- Appleton, Wisconsin United States

Information
- Type: Public secondary
- Established: 2003
- Oversight: Appleton Area School District
- Grades: 7–12
- Enrollment: 66 (2023–2024)
- Colors: Blue and White
- Mascot: Flytrap
- Newspaper: Valley New School Times
- Website: vns.aasd.k12.wi.us

= Valley New School =

Valley New School (VNS) is a charter school in Appleton, Wisconsin operated by the Appleton Area School District. It has a capacity of 68 students in grades 7 through 12. The school operates through a project-based learning model, with the philosophy that 21st century skills and the process of learning is more important than learning a standard curriculum.

==History==
Valley New School opened in fall 2003 after several years of development. In its first year the school served students in seventh through tenth grade, but in the next two years it expanded one grade each year to serve students in seventh through twelfth grade. The original intention of the school was to expand each year to eventually serve upwards of two hundred students. However, it has remained small in keeping with its mission of creating a community.

==Facility==
Valley New School is located in downtown, Appleton, Wisconsin, on the second floor of the City Center. When the site of Valley New School was selected, it was decided that a location surrounded by the businesses, organizations and opportunities of downtown would be optimal. The City Center is near the bus station, which creates access to transportation in the Fox Valley. It is also situated near the Appleton Public Library. Pairs of students share computers located at their workstations. The school also has a music room, study room, woodshop, kitchen, library, science lab, an area dedicated to creating art and pottery.

==Advisors==
The teachers of Valley New School are referred to as advisors because they serve as coaches and mentors for the students. Advisors coach students in academics, projects and personal issues. The student advisor ratio is limited to 17:1. Each student receives individual time with his or her advisor weekly, along with daily interactions. Advisors also make up the Site Management Committee, which governs the daily operation of Valley New School.

==Project process==
Valley New School students use research projects aligning with their interests to gain school credit and cover state-issued learning standards. Although projects range across a wide variety of topics, each follows the same basic process. The process has five phases: proposal, research, planning, production and evaluation. In the proposal phase, students choose a topic and perform preliminary research to further understand what the topic is about. After that, they create a rationale detailing their interests in the project topic and a list of questions they plan to answer in the course of the project. The proposal phase ends when students meet with two advisors in a proposal meeting and discuss the plan for the project. Then students begin the research phase, during which they takes notes from a variety of sources. After students answers the questions they set out to resolve, they start the planning phase. In this phase, students meet with their advisors and decide how to represent their research in a product. Students then creates their products and written products in the production phase. In the evaluation phase, student write an analysis evaluating their progress over the course of the project as well as their learning and level of thinking. Finally, students meet with their advisors and discuss their performance and what they learned. Students earn school credit based on the time spent (typically 1 credit per 100 hours) and the quality of the project.

===Math and reading===
Because of Valley New School's lack of a formal class structure, math and reading are studied at an individual pace. Students learn math with an online program called ALEKS math and each student is required to spend an allotted half-hour each morning using the program. Reading is completed using a modified project process. Students create plans for a reading study, proposing their projects with their advisors. At the end of the year, students create a product that reflects what they read for the year.

===Service learning===
Valley New School requires each student to have a yearly service learning project, which use a modified project process. Student chooses a social issue within the community that interests them, find an organization in the area that addresses those issues, and perform service for them in effort to help solve the problem. Throughout the project, students document their experiences in time logs and produce an analysis document at the end of the project.

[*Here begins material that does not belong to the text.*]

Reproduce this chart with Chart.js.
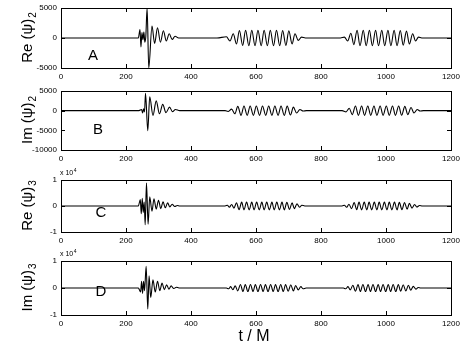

==Awards and recognition==
Valley New School is recognized as a lab school for the EdVisions organization, a national project-based schools cooperative. It received its first dissemination grant in 2008 and used the money to hire an alumnus for the development of a website and videos describing the school's structure and philosophy. It also used the grant money to develop promotional brochures and DVDs and to fund workshops to help teachers, administrators and board members in the creation of charter schools in other areas. Valley New School received a distinguished merit for Charter School Innovator of the Year in 2009 and a Silver Charter School of the Year in 2008, both by the Wisconsin Charter School Association (WCSA). The school was nominated for School of the Year for the WCSA Annual Awards Gala in 2010. For achievements in service learning, Valley New School received the Youth Alliance 2010 group award from the Volunteer Center of East Central Wisconsin.